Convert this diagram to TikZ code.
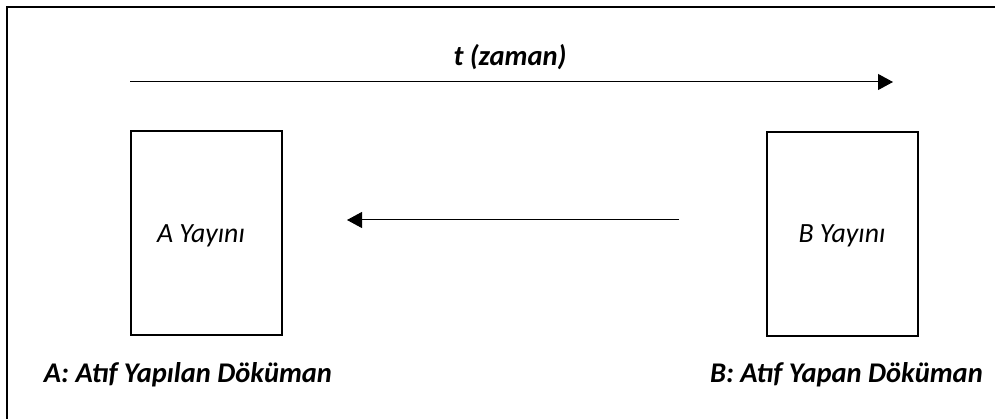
\documentclass[tikz,border=0pt]{standalone}
\usepackage{fontspec}
\setmainfont{Carlito}
\usepackage{tikz}
\usetikzlibrary{arrows.meta,positioning,calc}
\tikzstyle{yayin}=[draw,line width=2pt,inner sep=0pt,minimum width=151pt,minimum height=203pt]
\tikzstyle{yazi}=[inner sep=0pt,font=\fontsize{27.8}{32}\selectfont\itshape]
\tikzstyle{etiket}=[inner sep=0pt,font=\fontsize{28.5}{32}\selectfont\bfseries\itshape]
\tikzstyle{ok}=[line width=1pt,-{Triangle[length=15pt,width=16pt]}]

\begin{document}
\begin{tikzpicture}[x=1pt,y=-1pt]
\useasboundingbox (0,0) rectangle (995,419);
\draw[line width=2.5pt] (7,419) |- (995,7);
% zaman ekseni
\coordinate (t0) at (130,82);
\coordinate (t1) at (893,82);
\draw[ok] (t0) -- (t1);
\node [etiket] (zaman) at (510,57) {t (zaman)};
% yayinlar
\node [yayin] (a) at (206,233) {};
\node [yayin] (b) at (842,234) {};
\node [yazi] (ay) at ($(a.center)+(-5,3)$) {A Yayını};
\node [yazi] (by) at ($(b.center)+(0,2)$) {B Yayını};
\coordinate (atif0) at (679,220);
\coordinate (atif1) at (347,220);
\draw[ok] (atif0) -- (atif1);
\node [etiket] (aad) at (188,375) {A: Atıf Yapılan Döküman};
\node [etiket,anchor=east] (bad) at (983,375) {B: Atıf Yapan Döküman};
\end{tikzpicture}
\end{document}
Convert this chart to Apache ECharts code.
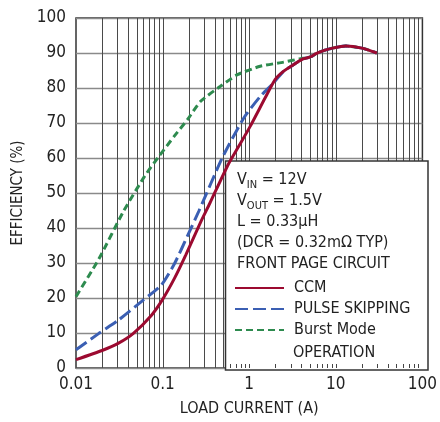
★ ★ ★ ★ ★ ★ ★
Given instruction – Copy out each line exactly, without the pictures.

Solved problem –
Convert this diagram to TikZ code.
\documentclass[tikz,border=0pt]{standalone}
\usepackage{fontspec}
\setmainfont{Carlito}
\usepackage{tikz}
\usetikzlibrary{arrows.meta,positioning,calc}
\tikzstyle{yayin}=[draw,line width=2pt,inner sep=0pt,minimum width=151pt,minimum height=203pt]
\tikzstyle{yazi}=[inner sep=0pt,font=\fontsize{27.8}{32}\selectfont\itshape]
\tikzstyle{etiket}=[inner sep=0pt,font=\fontsize{28.5}{32}\selectfont\bfseries\itshape]
\tikzstyle{ok}=[line width=1pt,-{Triangle[length=15pt,width=16pt]}]

\begin{document}
\begin{tikzpicture}[x=1pt,y=-1pt]
\useasboundingbox (0,0) rectangle (995,419);
\draw[line width=2.5pt] (7,419) |- (995,7);
% zaman ekseni
\coordinate (t0) at (130,82);
\coordinate (t1) at (893,82);
\draw[ok] (t0) -- (t1);
\node [etiket] (zaman) at (510,57) {t (zaman)};
% yayinlar
\node [yayin] (a) at (206,233) {};
\node [yayin] (b) at (842,234) {};
\node [yazi] (ay) at ($(a.center)+(-5,3)$) {A Yayını};
\node [yazi] (by) at ($(b.center)+(0,2)$) {B Yayını};
\coordinate (atif0) at (679,220);
\coordinate (atif1) at (347,220);
\draw[ok] (atif0) -- (atif1);
\node [etiket] (aad) at (188,375) {A: Atıf Yapılan Döküman};
\node [etiket,anchor=east] (bad) at (983,375) {B: Atıf Yapan Döküman};
\end{tikzpicture}
\end{document}
Convert this chart to Apache ECharts code.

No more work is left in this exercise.